We are such stuff as dreams are made on. — William Shakespeare

What lingers after this line?

A Line Spoken from the Edge of Illusion

Shakespeare’s “We are such stuff as dreams are made on” comes from The Tempest (c. 1611), where Prospero reflects on how quickly spectacles—and lives—vanish. The line doesn’t merely compare life to a dream for poetic flourish; it is said at a moment when enchantment dissolves, making the audience feel the sudden drop from wonder into emptiness. In that transition, Shakespeare suggests that our most solid-seeming experiences may be closer to theater than to stone. Because the play itself is built on illusion—storms conjured, enemies manipulated, scenes staged—the insight lands with special force: if even an entire world can be “made” and unmade, then the human self, too, may be a temporary construction.

Theater as a Model for Human Reality

Moving from Prospero’s magic to Shakespeare’s craft, the line also works as a quiet statement about performance. Characters appear, speak their truths, and then exit; likewise, people step into roles—parent, ruler, lover, exile—and eventually leave them. In As You Like It (c. 1599), Shakespeare famously frames life as a stage, and The Tempest deepens that idea by focusing on the substance of what is staged. Seen this way, “dream-stuff” points to how meaning is generated: not from permanence, but from presence. The value of a scene often comes from its brevity, just as a powerful performance can be unforgettable precisely because it cannot be held.

Philosophical Echoes of a Dreamlike World

From literature the thought naturally widens into philosophy, where dreams have long tested the boundary between appearance and truth. Plato’s Republic (c. 375 BC) contrasts shadows with the real, anticipating the worry that what we take for reality may be a projection. Centuries later, René Descartes’ Meditations (1641) uses the possibility of dreaming to question what can be known with certainty. Shakespeare’s line belongs to this lineage but remains distinctly human rather than abstract. Instead of proving skepticism, it emphasizes vulnerability: if our lives are dreamlike, then certainty is thin—and compassion, patience, and humility become more reasonable responses than pride.

Time, Mortality, and the Softness of Being

The metaphor gains weight when it meets the simple fact that time erodes everything. Shakespeare repeatedly returns to this pressure—his sonnets measure beauty against decay, while tragedies show how quickly power and plans collapse. In The Tempest, the line functions as a gentle memento mori: we are not built to last in the way we imagine. Yet the tone is not only bleak. If life is made of dream-stuff, then it is also made of moments: a reconciliation, a forgiveness, a flash of awe. What fades still matters, and the acknowledgment of fading can sharpen attention rather than numb it.

Psychology: How the Mind Constructs “Reality”

Shifting from poetic insight to the mind’s mechanics, modern psychology and neuroscience show that perception is not a direct recording but an active construction.

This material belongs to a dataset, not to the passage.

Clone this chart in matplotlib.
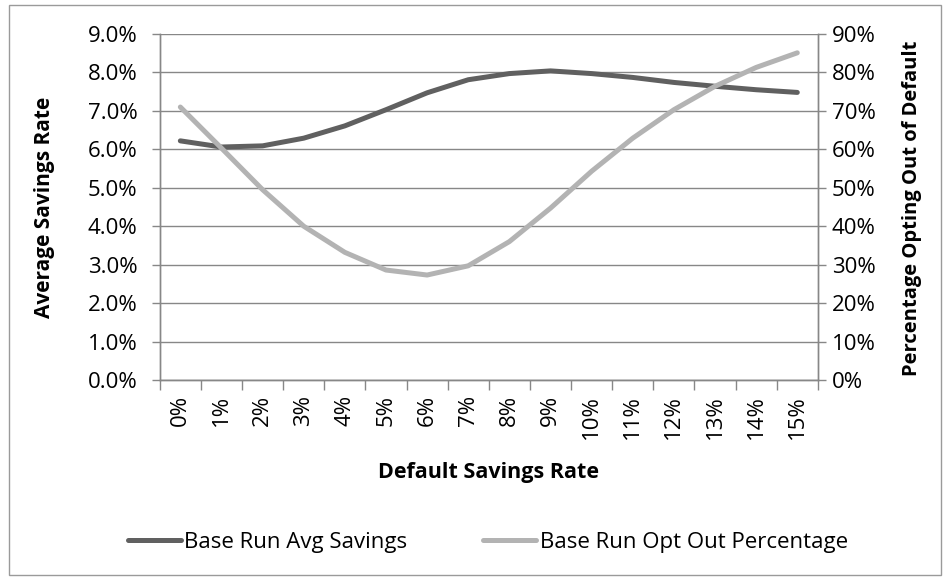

Memory, too, is reconstructive; details change as we retell them, and feelings tint what we recall. In that sense, each person lives inside a privately assembled version of events—coherent enough to navigate the world, yet always somewhat dreamlike. This doesn’t make reality false, but it does make experience fragile. Shakespeare’s line anticipates this by hinting that what we call “solid” is partly narrative: the mind’s ongoing story that can be revised, interrupted, or abruptly ended.

An Invitation to Live with Lightness and Care

Finally, the dream metaphor quietly suggests a way of living. If life is brief and easily dissolved, then clinging too tightly—to status, certainty, even grievance—can look like mistaking a dream for a fortress. The Tempest itself moves toward release: Prospero gives up control, forgives, and prepares to leave the island of illusion. In practical terms, Shakespeare’s line encourages proportion. It asks us to treat our achievements with gratitude rather than arrogance, our losses with tenderness rather than despair, and our relationships as the most real thing we can make within a world that will not stay.